RefMap project participated in the Aerospace Europe Conference 2023 in Lausanne

The Aerospace Europe Conference is an event that brings cutting-edge ideas about the future of aviation. This year it took place on 9th and 10th July in the Swiss city of Lausanne. 2023’s conference was particularly significant as it united two prestigious events - the 10th European Conference for Aerospace Sciences (EUCASS) and the 9th conference of the Council of European Aerospace Societies (CEAS). Bringing together experts, researchers, and industry leaders, the conference provided a platform to exchange ideas and innovations that aim to shape the future of aviation.

The RefMap team from UC3M

Among the participants were members of the RefMap team from Carlos III University of Madrid (UC3M), whose research work earned them the opportunity to present two conference papers. These papers explored innovative advancements in the trajectory optimization for minimum environmental impact, aiming to foster a more sustainable and climate-resilient aviation industry.

The first conference paper, presented by Abolfazl Simorgh, focused on pointing out climate-optimal flight planning solutions that are also beneficial from an economic point of view: despite being a promising measure to mitigate non-CO2 climate effects, climate-optimal flight planning is generally not cost-effective. However, aviation stakeholders can address this issue by implementing market-based instruments, which are currently lacking for non-CO2 emissions. The research study proposes a novel flight planning framework, which accounts for the cost of non-CO2 emissions alongside CO2 emissions in order to plan trajectories that mitigate both operational costs and climate effects. The costs of non-CO2 species are quantified within the concept of equivalent CO2 emissions. The prototype algorithmic climate change function is used to convert non-CO2 emissions as equivalent CO2 emissions by using average temperature response as a climate metric. This selection allows considering the location and weather dependencies of non-CO2 species, as well as forecast-related uncertainty in conversion to equivalent CO2 emissions. Simulation results demonstrate the effectiveness of the proposed in optimizing aircraft trajectories, yielding mitigation in both climate impact and operating cost.

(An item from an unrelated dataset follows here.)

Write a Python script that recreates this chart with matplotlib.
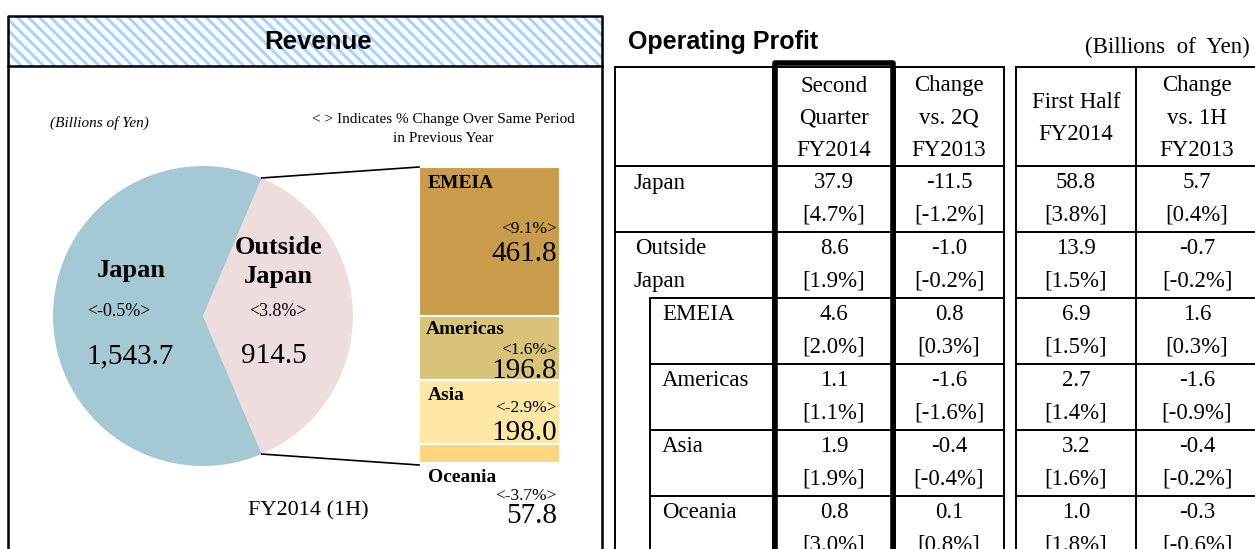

The second conference paper, led by Fateme Baneshi, explored a strategic deconfliction framework based on multi-agent reinforcement learning to address aircraft conflict resolution in high-density traffic scenarios. The proposed strategy leverages a deep deterministic policy gradient algorithm to provide speed advisory to operating aircraft with the aim of minimizing the number of conflicts. To address the non-stationary environment challenge, a centralized learning, decentralized execution scheme is implemented. In the training process, the agents make use of information from other aircraft, but this information is not utilized during the testing phase. The effectiveness of the proposed approach is validated by analyzing various sets of climate-optimal trajectories, which pose critical safety issues due to the uneven distribution of flights within the airspace. The results demonstrate that the proposed framework effectively resolves a high number of conflicts that arise as a result of adopting climatically-optimal trajectories.

An effective showcasing platform

The Aerospace Europe Conference in Lausanne proved to be a useful platform for researchers and industry experts to showcase their latest advancements and innovations in the aerospace field. The contributions of the RefMap team from Carlos III University shed light on the potential of climate-optimal flight planning and conflict resolution strategies to take significant steps towards a more sustainable and environmentally responsible aviation industry.